One problem for supporters of an Anthropocene epoch is the strength of the unique signals humans are leaving on the planet, especially seen from a perspective of 50 million years in the future. The Earth is a big place, and not that easy to change.

“When you start thinking about things the way a stratigrapher has to think, it gets much tougher to think what the signals might be,” Ellis observed.

“There are a lot of things, looking back, that are going to be hard to see,” he said.

But there’s still hope for a strongly demarcated Anthropocene.

If humanity manages to destroy itself in an all-out nuclear war, that should leave a nice, clear signal in the record.

And in the end, the best evidence for human life on Earth could be – human life on Earth.

An alien scientist looking back at humans in this period might think, “Good gosh. There were billions of these things. And they were everywhere!”

Because the Holocene epoch began about 11,700 years ago and the human population began its mastery of agriculture and modern expansion more than 9,000 years ago, the two roughly overlap. The smart money might be on a Holocene-Anthropocene.

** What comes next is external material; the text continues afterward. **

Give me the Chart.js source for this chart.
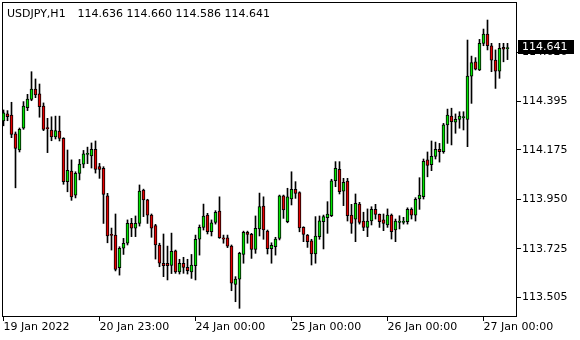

“A more conservative approach would be to call the Anthropocene a subdivision of the Holocene. That would certainly be less controversial,” Zalasiewicz noted.

With scientists from many disciplines working to develop supporting evidence, a formal proposal for an Anthropocene epoch might be ready in time for the 35th International Geological Congress in South Africa in 2016, he said.

Until the issue is settled, debate over the Anthropocene continues.

“I can’t predict what the outcome will be,” Zalasiewicz said, then added:

“I suspect the term will not go away. In a remarkably short time, it has become embedded in people’s minds and in the literature.”